This article was published 22/08/2013 (3570 days ago), so information in it may no longer be current.

Day 73 of Manitoba’s prolonged legislative sitting featured Opposition questions on Bipole III and the PST increase — and a dose of salty language from the Progressive Conservative leader, which he later withdrew.

Keeping the legislature operating during the summer costs about $12,500 a day.

The session was scheduled to wrap up June 13, with the NDP passing its bills into law. But because of the Conservative party’s objection to the one-percentage-point increase in the PST and other NDP bills, the house went into an emergency sitting June 17. The cost of the emergency sitting has so far reached $462,500. The money pays for chamber staff, such as the sergeant-at-arm, pages and ushers, and maintaining the daily Hansard transcription service.

JESSICA BURTNICK / WINNIPEG FREE PRESS The legislature is mired in 'excessive partisanship' and 'naming, blaming and shaming.' Time to end the session, expert says.

PC house leader Kelvin Goertzen said the extended sitting, while it comes at a price, is nowhere near the number of days MLAs sat in earlier decades.

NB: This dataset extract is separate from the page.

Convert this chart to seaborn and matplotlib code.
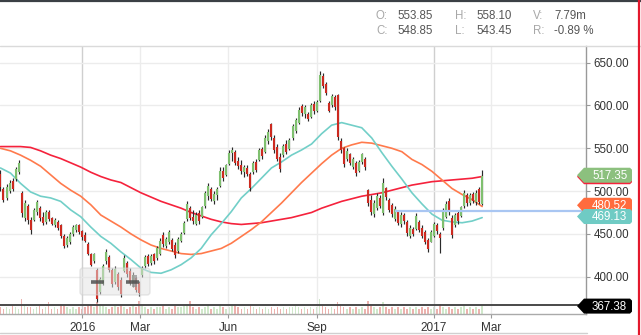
import numpy as np
import pandas as pd
import matplotlib
matplotlib.use("Agg")
import matplotlib.pyplot as plt
from matplotlib.patches import Polygon, FancyBboxPatch, Rectangle
import seaborn as sns

# ---------------- data ----------------
bar_start, bar_end = "2015-10-08", "2017-02-20"

opens = [520, 503, 492, 500, 512, 514, 522, 498, 468, 482, 466, 466, 475, 480, 470, 464, 476, 468, 460, 464,
         460, 447, 437, 440, 450, 454, 460, 453, 449, 438, 426, 418, 408, 382, 392, 418, 423, 408, 394, 403,
         396, 407, 416, 407, 391, 398, 393, 402, 412, 424, 416, 426, 422, 427, 449, 436, 440, 443, 437, 430,
         442, 451, 467, 480, 470, 462, 474, 470, 482, 494, 503, 489, 496, 506, 524, 519, 532, 544, 546, 535,
         530, 522, 527, 520, 522, 534, 536, 549, 546, 558, 578, 562, 552, 540, 542, 555, 549, 562, 570, 580,
         599, 590, 590, 586, 602, 594, 605, 635, 625, 603, 600, 610, 612, 559, 550, 537, 543, 528, 533, 524,
         534, 538, 501, 490, 473, 480, 492, 474, 504, 490, 484, 467, 476, 462, 472, 464, 448, 456, 456, 464,
         457, 452, 443, 441, 448, 460, 450, 457, 470, 488, 468, 460, 474, 471, 482, 496, 486, 497, 487, 503,
         485]
highs = [525, 505, 508, 513, 515, 528, 536, 500, 490, 485, 470, 480, 490, 482, 475, 478, 478, 470, 468, 466,
         462, 450, 447, 452, 460, 462, 462, 455, 452, 440, 428, 428, 410, 400, 415, 432, 425, 410, 412, 405,
         400, 425, 418, 410, 405, 400, 395, 412, 425, 426, 426, 428, 436, 445, 452, 446, 455, 445, 440, 446,
         452, 465, 488, 482, 478, 475, 478, 483, 500, 510, 505, 500, 505, 528, 528, 532, 548, 552, 548, 540,
         536, 530, 530, 522, 535, 538, 550, 552, 565, 572, 580, 565, 555, 545, 555, 560, 562, 578, 585, 598,
         602, 600, 592, 603, 605, 606, 640, 638, 628, 605, 614, 612, 614, 562, 552, 550, 545, 540, 535, 536,
         545, 540, 503, 495, 490, 498, 495, 515, 505, 492, 486, 482, 478, 476, 474, 466, 460, 458, 474, 466,
         460, 455, 445, 454, 464, 463, 452, 480, 488, 492, 472, 474, 478, 483, 501, 498, 498, 499, 501, 505,
         525]
lows = [500, 487, 490, 498, 500, 512, 520, 470, 465, 462, 450, 465, 472, 465, 460, 462, 465, 460, 458, 455,
        445, 433, 435, 438, 448, 452, 450, 443, 440, 425, 412, 416, 370, 380, 390, 415, 405, 388, 392, 385,
        376, 405, 400, 390, 388, 382, 378, 400, 410, 412, 414, 415, 420, 425, 435, 434, 438, 430, 422, 428,
        440, 450, 465, 466, 462, 460, 462, 468, 480, 490, 488, 485, 490, 505, 512, 518, 530, 535, 530, 526,
        520, 516, 518, 500, 520, 522, 535, 538, 545, 555, 560, 545, 535, 522, 540, 543, 548, 560, 568, 578,
        588, 585, 582, 585, 590, 592, 604, 620, 612, 592, 598, 595, 560, 545, 528, 535, 530, 526, 518, 522,
        532, 525, 482, 472, 470, 478, 480, 472, 490, 475, 470, 465, 460, 458, 462, 448, 445, 448, 455, 452,
        445, 438, 429, 440, 446, 450, 428, 455, 468, 472, 445, 458, 462, 470, 480, 482, 484, 486, 484, 485,
        484]
closes = [505, 490, 505, 510, 503, 526, 533, 474, 486, 466, 455, 478, 487, 468, 463, 475, 467, 462, 466, 457,
          447, 436, 445, 450, 458, 460, 452, 446, 442, 427, 414, 426, 374, 397, 412, 429, 408, 391, 409, 388,
          380, 422, 403, 393, 402, 385, 381, 410, 423, 415, 424, 418, 434, 442, 438, 444, 452, 432, 425, 444,
          450, 463, 485, 469, 465, 472, 465, 481, 498, 506, 491, 497, 502, 524, 515, 530, 545, 548, 533, 529,
          523, 528, 520, 504, 533, 525, 548, 541, 562, 569, 563, 548, 538, 526, 553, 546, 560, 576, 583, 595,
          591, 598, 584, 600, 593, 604, 636, 623, 615, 594, 611, 598, 563, 548, 532, 547, 533, 537, 521, 534,
          543, 528, 486, 476, 486, 494, 483, 510, 493, 478, 473, 479, 463, 472, 465, 451, 457, 450, 471, 455,
          448, 441, 432, 452, 462, 453, 445, 477, 485, 475, 449, 472, 465, 481, 498, 486, 495, 488, 498, 487,
          517.35]
volume = [4, 3, 4, 3, 5, 4, 3, 9, 5, 4, 4, 3, 4, 5, 3, 4, 7, 3, 4, 3,
          6, 5, 4, 3, 4, 3, 4, 3, 4, 5, 5, 4, 7, 6, 5, 4, 3, 4, 5, 4,
          5, 4, 3, 4, 5, 4, 8, 5, 4, 3, 4, 3, 4, 4, 5, 3, 4, 3, 5, 4,
          4, 5, 6, 8, 4, 3, 4, 3, 4, 5, 3, 4, 3, 5, 4, 3, 4, 5, 6, 4,
          3, 4, 3, 5, 4, 3, 4, 3, 4, 3, 4, 3, 4, 3, 4, 3, 4, 4, 5, 4,
          3, 4, 3, 4, 3, 4, 9, 5, 4, 3, 4, 3, 7, 5, 4, 3, 4, 3, 4, 3,
          4, 3, 8, 5, 4, 3, 4, 7, 4, 3, 4, 3, 4, 3, 4, 3, 4, 3, 4, 3,
          4, 3, 4, 3, 4, 3, 6, 4, 3, 4, 3, 4, 3, 4, 5, 3, 4, 3, 4, 3,
          5]

ma20 = [527, 521, 509, 499, 494, 492, 488, 478, 470, 458, 447, 439, 429, 420, 410, 405, 404, 408, 414, 422,
        433, 449, 462, 476, 492, 503, 515, 527, 534, 542, 548, 555, 567, 577, 580, 577, 574, 562, 545, 529,
        514, 498, 485, 473, 466, 464, 463, 465, 469]
ma50 = [550, 547, 542, 536, 529, 519, 509, 501, 494, 484, 472, 465, 458, 450, 443, 437, 433, 430, 427, 426,
        427, 430, 433, 439, 447, 455, 464, 475, 486, 498, 510, 521, 532, 542, 550, 554, 557, 556, 553, 550,
        546, 537, 531, 523, 513, 503, 496, 490, 482]
ma200 = [552, 552, 552, 551, 547, 542, 538, 533, 528, 522, 517, 513, 510, 504, 498, 493, 488, 484, 480, 475,
         471, 467, 464, 462, 461, 462, 463, 465, 467, 469, 472, 475, 480, 484, 488, 491, 494, 496, 498, 501,
         504, 507, 509, 511, 512, 513, 514, 515, 517]

ytick_vals = [400, 450, 500, 550, 600, 650]
xtick_dates = ["2016-01-01", "2016-03-01", "2016-06-01", "2016-09-01", "2017-01-01", "2017-03-01"]
xtick_labels = ["2016", "Mar", "Jun", "Sep", "2017", "Mar"]

last_close, last_ma50, last_ma20, low_line = 517.35, 480.52, 469.13, 367.38
crosshair_value, crosshair_start = 476.8, "2016-11-21"
header = [("O:", "553.85"), ("H:", "558.10"), ("V:", "7.79m"),
          ("C:", "548.85"), ("L:", "543.45"), ("R:", "-0.89 %")]

# ---------------- style ----------------
sns.set_theme(style="white")
plt.rcParams['font.family'] = ['Liberation Sans', 'DejaVu Sans']

C_UP, C_DN, C_WICK = "#7fc06f", "#cc2a20", "#2a2a2a"
C_RED, C_ORG, C_CYN = "#f5223c", "#ff7a4c", "#72cfc8"

W, H = 641, 335
fig = plt.figure(figsize=(W / 100, H / 100), dpi=100)
fig.patch.set_facecolor("white")

ax_l, ax_r, ax_t, ax_b = 0, 586, 46, 314
rect = [ax_l / W, 1 - ax_b / H, (ax_r - ax_l) / W, (ax_b - ax_t) / H]
axv = fig.add_axes(rect)
ax = fig.add_axes(rect, sharex=axv)
ax.patch.set_visible(False)

bar_dates = pd.date_range(bar_start, bar_end, periods=len(closes))
ma_dates = pd.date_range(bar_start, bar_end, periods=len(ma20))
up = [c >= o for o, c in zip(opens, closes)]
cols = [C_UP if u else C_DN for u in up]

# volume
axv.bar(bar_dates, volume, width=1.7, color=cols, alpha=0.36, linewidth=0)
axv.set_ylim(0, 160)
axv.axis("off")

# grid
ax.set_xlim(pd.Timestamp("2015-10-07 12:00"), pd.Timestamp("2017-06-08"))
ax.set_ylim(356.4, 669.5)
for d, lab in zip(xtick_dates, xtick_labels):
    ax.axvline(pd.Timestamp(d), color="#cfcfcf" if lab.isdigit() else "#ececec", lw=1, zorder=0)
for v in ytick_vals:
    ax.axhline(v, color="#ececec", lw=1, zorder=0)

# moving averages
sns.lineplot(x=ma_dates, y=ma200, color=C_RED, lw=1.2, ax=ax, zorder=3)
sns.lineplot(x=ma_dates, y=ma50, color=C_ORG, lw=1.2, ax=ax, zorder=3)
sns.lineplot(x=ma_dates, y=ma20, color=C_CYN, lw=1.2, ax=ax, zorder=3)

# candles
ax.vlines(bar_dates, lows, highs, color=C_WICK, lw=0.85, zorder=4)
ax.vlines(bar_dates, opens, closes, colors=cols, lw=1.5, zorder=5)

# reference lines
ax.axhline(low_line, color="#4a4a4a", lw=1.4, zorder=6)
ax.hlines(crosshair_value, pd.Timestamp(crosshair_start), ax.get_xlim()[1], color="#a9c6f2", lw=1.6, zorder=6)

# axes styling
ax.set_xlabel("")
ax.set_ylabel("")
ax.set_yticks(ytick_vals)
ax.set_yticklabels([f"{v:.2f}" for v in ytick_vals])
ax.yaxis.tick_right()
ax.set_xticks([pd.Timestamp(d) for d in xtick_dates])
ax.set_xticklabels(xtick_labels)
ax.tick_params(axis="y", which="both", direction="out", length=3, width=0.8, color="#999999",
               labelsize=8.3, labelcolor="#333333", pad=2.5, right=True, left=False)
ax.tick_params(axis="x", direction="out", length=3, width=0.8, color="#999999",
               labelsize=8.5, labelcolor="#333333", pad=3, bottom=True)
for s in ["top", "left"]:
    ax.spines[s].set_visible(False)
ax.spines["right"].set_color("#999999")
ax.spines["right"].set_linewidth(1)
ax.spines["bottom"].set_color("#aaaaaa")
ax.spines["bottom"].set_linewidth(1)
ax.grid(False)

# ---------------- overlay (pixel coordinates) ----------------
ov = fig.add_axes([0, 0, 1, 1])
ov.set_xlim(0, W)
ov.set_ylim(H, 0)
ov.axis("off")
ov.patch.set_visible(False)


def ypix(v):
    return H - ax.transData.transform((ax.get_xlim()[0], v))[1]


# header
ov.plot([0, W], [0.8, 0.8], color="#3b4045", lw=1.6, solid_capstyle="butt")
ov.plot([0, W], [45.7, 45.7], color="#dadada", lw=1)
ov.plot([0, 587], [333, 333], color="#d0d0d0", lw=1)
ov.plot([639.2, 639.2], [0, H], color="#e3182c", lw=1.6)
xs = [(376, 397), (455, 476), (533, 554)]
for i, (k, val) in enumerate(header):
    xk, xv = xs[i % 3]
    yy = 16 if i < 3 else 31
    ov.text(xk, yy, k, color="#a8a8a8", fontsize=8.3, va="center", ha="left")
    ov.text(xv, yy, val, color="#555555", fontsize=8.3, va="center", ha="left")

# gray selection box with handles
ov.add_patch(FancyBboxPatch((80, 268), 70, 27, boxstyle="round,pad=0,rounding_size=3",
                            fc="#e2e2e2", ec="#cfcfcf", alpha=0.5, lw=1, zorder=2))
ov.plot([91, 104], [281.5, 281.5], color="#505050", lw=2.6, alpha=0.85, solid_capstyle="butt")
ov.plot([126, 139], [281.5, 281.5], color="#505050", lw=2.6, alpha=0.85, solid_capstyle="butt")
ov.add_patch(Rectangle((131.5, 275), 5, 12, fc="#444444", ec="none", alpha=0.75))


def tag(v, color, text, dy=0.0, h=7.5, tcolor="white"):
    yc = ypix(v) + dy
    pts = [(577, yc), (584, yc - h), (630, yc - h), (632, yc - h + 2), (632, yc + h - 2),
           (630, yc + h), (584, yc + h)]
    ov.add_patch(Polygon(pts, closed=True, fc=color, ec="none", zorder=5))
    ov.text(592, yc + 0.5, text, color=tcolor, fontsize=8.3, va="center", ha="left", zorder=6)


tag(last_close, C_RED, "", dy=0.5)
tag(last_close, "#8cc07e", f"{last_close:.2f}", dy=-1.0)
tag(last_ma50, "#ff6b3d", f"{last_ma50:.2f}", dy=-2.5)
tag(last_ma20, "#6fcbc4", f"{last_ma20:.2f}", dy=-1.0)
tag(low_line, "#000000", f"{low_line:.2f}", dy=1.5)

fig.savefig("out.png", dpi=100, facecolor="white")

From 1991 to 2000, legislators were in the house an average of 82 days a year. Since 2005, they’ve sat an average of only 61 days.

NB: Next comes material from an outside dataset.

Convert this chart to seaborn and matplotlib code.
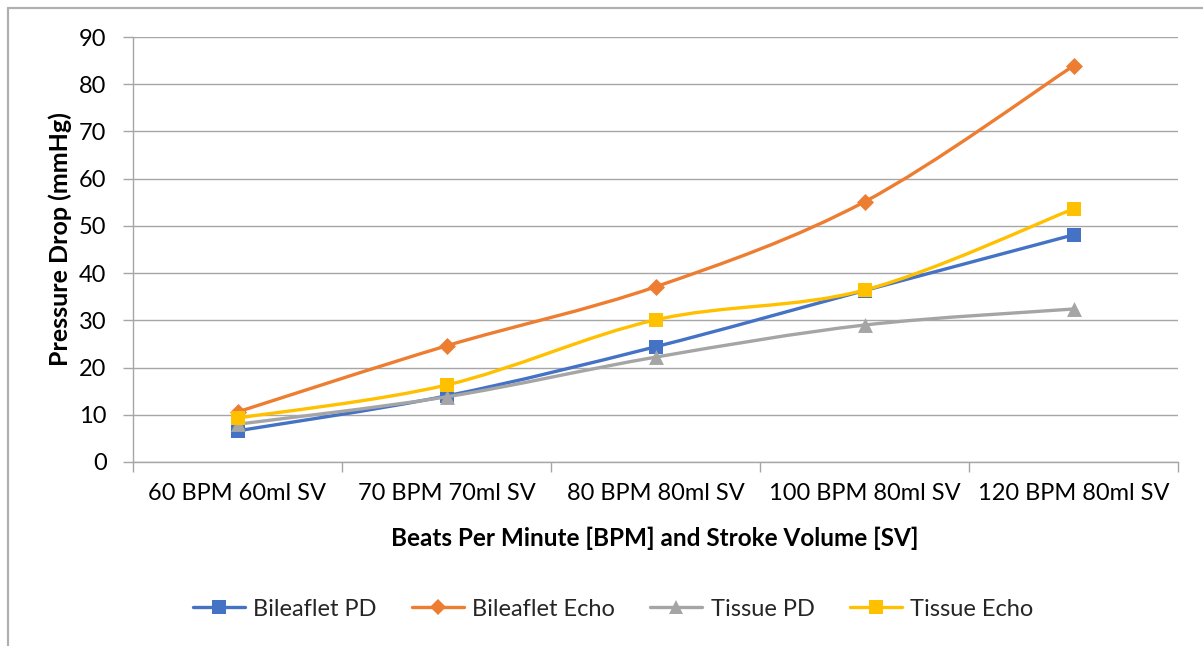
import numpy as np
import pandas as pd
import matplotlib
matplotlib.use("Agg")
import matplotlib.pyplot as plt
from matplotlib.path import Path
from matplotlib.patches import PathPatch
from matplotlib.lines import Line2D
import seaborn as sns

# ---- data ----
categories = ["60 BPM 60ml SV", "70 BPM 70ml SV", "80 BPM 80ml SV",
              "100 BPM 80ml SV", "120 BPM 80ml SV"]
series_names = ["Bileaflet PD", "Bileaflet Echo", "Tissue PD", "Tissue Echo"]
bileaflet_pd = [6.6, 14.0, 24.4, 36.3, 48.1]
bileaflet_echo = [10.6, 24.6, 37.1, 55.1, 83.9]
tissue_pd = [8.0, 13.8, 22.2, 29.0, 32.4]
tissue_echo = [9.3, 16.3, 30.1, 36.4, 53.6]
y_ticks = [0, 10, 20, 30, 40, 50, 60, 70, 80, 90]

values = [bileaflet_pd, bileaflet_echo, tissue_pd, tissue_echo]
colors = ["#4472C4", "#ED7D31", "#A5A5A5", "#FFC000"]
markers = ["s", "D", "^", "s"]
msizes = [105, 75, 115, 105]

df = pd.DataFrame({
    "series": np.repeat(series_names, len(categories)),
    "pos": np.tile(np.arange(len(categories)), len(series_names)),
    "value": np.concatenate(values),
})

sns.set_theme(style="white")
plt.rcParams["font.family"] = ["Lato", "DejaVu Sans"]

W, H = 1203, 646
fig = plt.figure(figsize=(W / 100, H / 100), dpi=100)
ax = fig.add_axes([133 / W, 1 - 462 / H, (1178 - 133) / W, (462 - 37) / H])

GRID = "#A6A6A6"
LW = 2.4


def smooth_path(xs, ys, t=1 / 6):
    """Cubic Bezier path through the points (spreadsheet-style smoothing)."""
    pts = np.column_stack([xs, ys]).astype(float)
    n = len(pts)
    verts = [pts[0]]
    codes = [Path.MOVETO]
    for i in range(n - 1):
        p0 = pts[max(i - 1, 0)]
        p1 = pts[i]
        p2 = pts[i + 1]
        p3 = pts[min(i + 2, n - 1)]
        c1 = p1 + (p2 - p0) * t
        c2 = p2 - (p3 - p1) * t
        verts += [c1, c2, p2]
        codes += [Path.CURVE4] * 3
    return Path(verts, codes)


for i, name in enumerate(series_names):
    sub = df[df["series"] == name]
    patch = PathPatch(smooth_path(sub["pos"].values, sub["value"].values),
                      facecolor="none", edgecolor=colors[i], lw=LW,
                      capstyle="round", joinstyle="round", zorder=3 + 2 * i)
    ax.add_patch(patch)
    sns.scatterplot(data=sub, x="pos", y="value", color=colors[i],
                    marker=markers[i], s=msizes[i], linewidth=0,
                    ax=ax, zorder=4 + 2 * i, legend=False)

ax.set_xlim(-0.5, len(categories) - 0.5)
ax.set_ylim(0, 90)
ax.set_yticks(y_ticks)
ax.set_xticks(range(len(categories)))
ax.set_xticklabels(categories)
ax.set_xticks(np.arange(-0.5, len(categories)), minor=True)
ax.set_xlabel("")
ax.set_ylabel("")

ax.grid(axis="y", color=GRID, lw=1.0)
ax.set_axisbelow(True)
for s in ["top", "right"]:
    ax.spines[s].set_visible(False)
for s in ["left", "bottom"]:
    ax.spines[s].set_color(GRID)
    ax.spines[s].set_linewidth(1.0)

ax.tick_params(axis="x", which="major", length=0, pad=15, labelsize=17,
               labelcolor="#000000")
ax.tick_params(axis="x", which="minor", length=7, width=1, color=GRID,
               direction="out", bottom=True)
ax.tick_params(axis="y", which="major", length=7, width=1, color=GRID,
               direction="out", left=True, pad=12, labelsize=17,
               labelcolor="#000000")

fig.text(655 / W, 1 - 538 / H, "Beats Per Minute [BPM] and Stroke Volume [SV]",
         ha="center", va="center", fontsize=17.5, fontweight="bold", color="#000000")
fig.text(60 / W, 1 - 239 / H, "Pressure Drop (mmHg)", rotation=90,
         ha="center", va="center", fontsize=18, fontweight="bold", color="#000000")

handles = [Line2D([], [], color=colors[i], lw=LW, marker=markers[i],
                  markersize=10.5 if markers[i] != "D" else 8.5,
                  markeredgewidth=0) for i in range(len(series_names))]
fig.legend(handles, series_names, loc="center", ncol=4,
           bbox_to_anchor=(613 / W, 1 - 609 / H), frameon=False,
           fontsize=17, handlelength=2.2, handletextpad=0.35,
           columnspacing=1.5)

# outer chart frame (left and top edges)
fig.add_artist(Line2D([7.5 / W, 7.5 / W], [0, 1 - 7.5 / H],
                      transform=fig.transFigure, color="#B0B0B0", lw=1.6))
fig.add_artist(Line2D([7.5 / W, 1], [1 - 7.5 / H, 1 - 7.5 / H],
                      transform=fig.transFigure, color="#B0B0B0", lw=1.6))

fig.savefig("out.png", dpi=100, facecolor="white")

“I’ve personally have never had anybody in my time as MLA say to me that we sit too often as a legislature,” Goertzen said. “I’ve often heard the opposite, that the legislature should be in session more often so that there is more accountability.”

The session started Nov. 19 with the Selinger government’s throne speech. The spring sitting started April 16 with the government’s budget and the announcement the NDP would hike the PST to eight per cent on July 1, without holding a public referendum. The requirement for the referendum for a major tax increase was brought in by the PC government of Gary Filmon.

It’s unknown when the house might rise, although some have suggested it could come in late September.

Goertzen said he and NDP house leader Jennifer Howard have been in talks to resolve the stalemate.

“Obviously it hasn’t resulted in an agreement at this point, but those discussions will continue,” he said. “They could continue for months. We might be discussing it at Christmas.”

The session feels like the 1993 movie Groundhog Day in which the same day repeats itself over and over again. Opposition petitions and questions on subjects such as the route of Manitoba Hydro’s Bipole III transmission line and the 2011 flood are recycled again and again, as are the NDP’s answers.

Wednesday’s highlight involved Speaker Daryl Reid, whose ongoing effort to restore house decorum, disciplining Tory Leader Brian Pallister for using the words “hell” and “asinine” in his exchange with Premier Greg Selinger over flood protection and the PST increase.

“The words the honourable member just used a few moments ago, I think, are beneath the dignity of this house,” Reid said. “So I’m asking for him to please, please, in keeping with the decorum of this assembly, pick and choose your words very carefully and to not to inflame the situation of this house.”

Pallister withdrew the words, but then muttered something that was not recorded.

The NDP claims the word was “bullshit” in response to Reid’s request to withdraw the word “asinine.”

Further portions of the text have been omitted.